Niedawno pokłóciłam się z przyjaciółką z dzieciństwa. Zresztą, co to za przyjaciółka – nie rozmawiałyśmy ze sobą od prawie 20 lat, aż nagle znów pojawiła się na horyzoncie.

Rzecz w tym, że chociaż mieszkam w mieście, to mam mały hotel w jednym z turystycznych miasteczek w Karkonoszach. Mój mąż i ja przez kilka lat pracowaliśmy za granicą, odłożyliśmy większą sumkę i postanowiliśmy zainwestować w jakiś biznes. Mieliśmy szczęście, którym okazał się kawałek ziemi w górach, jaki mój mąż odziedziczył po siostrze swojej babci, która nie miała innych krewnych. Powstał więc pomysł, żeby otworzyć hotel.

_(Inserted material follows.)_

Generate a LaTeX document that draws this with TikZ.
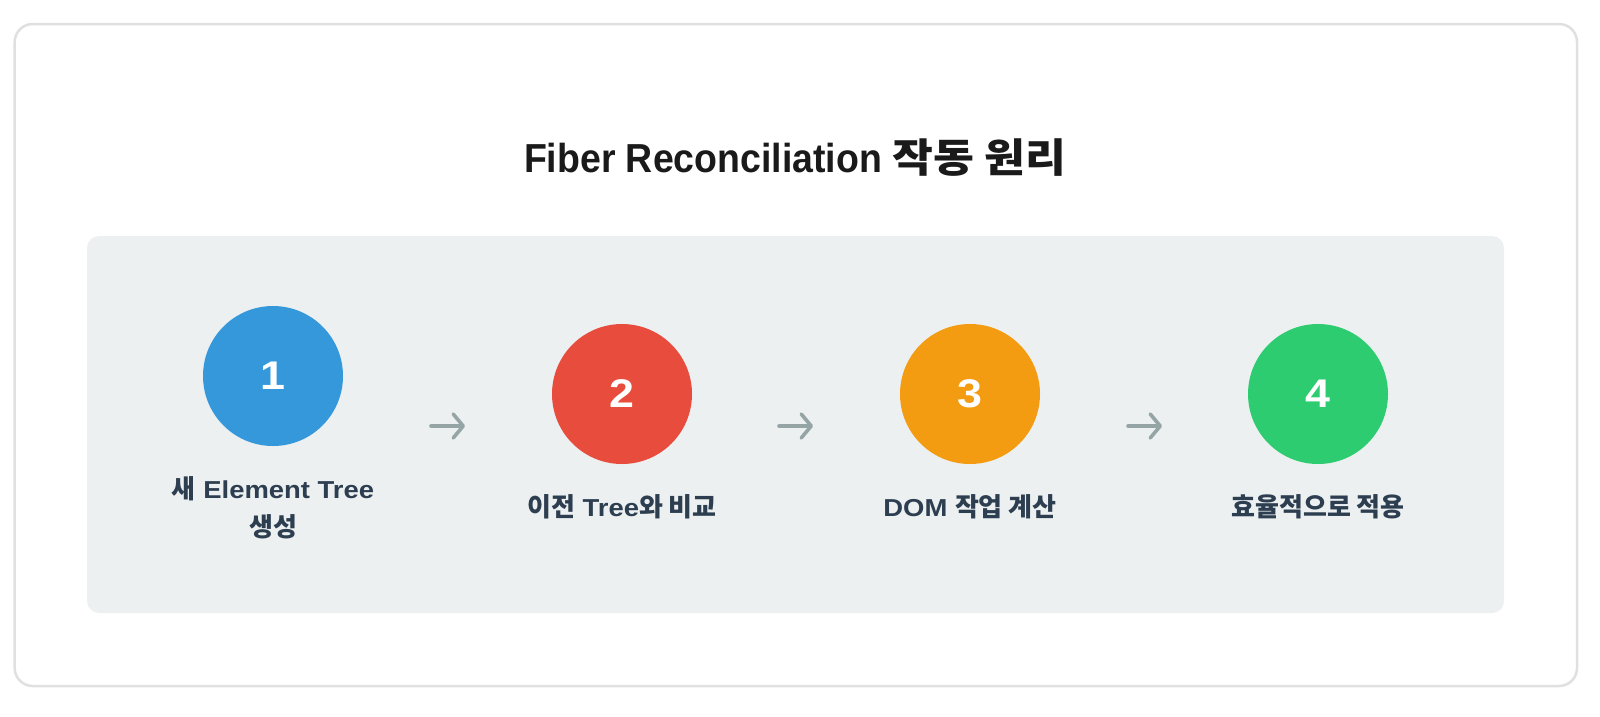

Włożyliśmy dużo wysiłku i pieniędzy, żeby zbudować naprawdę fajny mały hotelik z nowoczesnym wnętrzem, dobrą obsługą, strefą spa i basenem. To nas sporo kosztowało – wydaliśmy wszystkie nasze oszczędności, a i tak musieliśmy wziąć  pożyczkę w banku – niezbyt wysoką, ale jednak się zadłużyliśmy.

Nic dziwnego, że chcieliśmy jak najszybciej otworzyć nasz hotel, żeby zacząć zarabiać. Wszystko poszło zgodnie z planem – mieliśmy dużo rezerwacji i ani chwili odpoczynku. Wszystko byłoby świetnie, gdyby nie to, że każdy z naszych krewnych uważał, że może żądać u nas pobytu za darmo, nawet w weekendy. Niektórym odmawialiśmy, ale najbliższych staraliśmy się przyjąć.

Pewnego razu zadzwonił do mnie jakiś nieznany numer. Kiedy podniosłam słuchawkę, usłyszałam znajomy głos. To była Jola, moja koleżanka ze szkoły, z którą dawno temu się pokłóciłyśmy – odbiła mi chłopaka, a później obgadała mnie przed wszystkimi naszymi znajomymi. Od tego czasu nie rozmawiałyśmy ze sobą, a tu nagle taka niespodzianka.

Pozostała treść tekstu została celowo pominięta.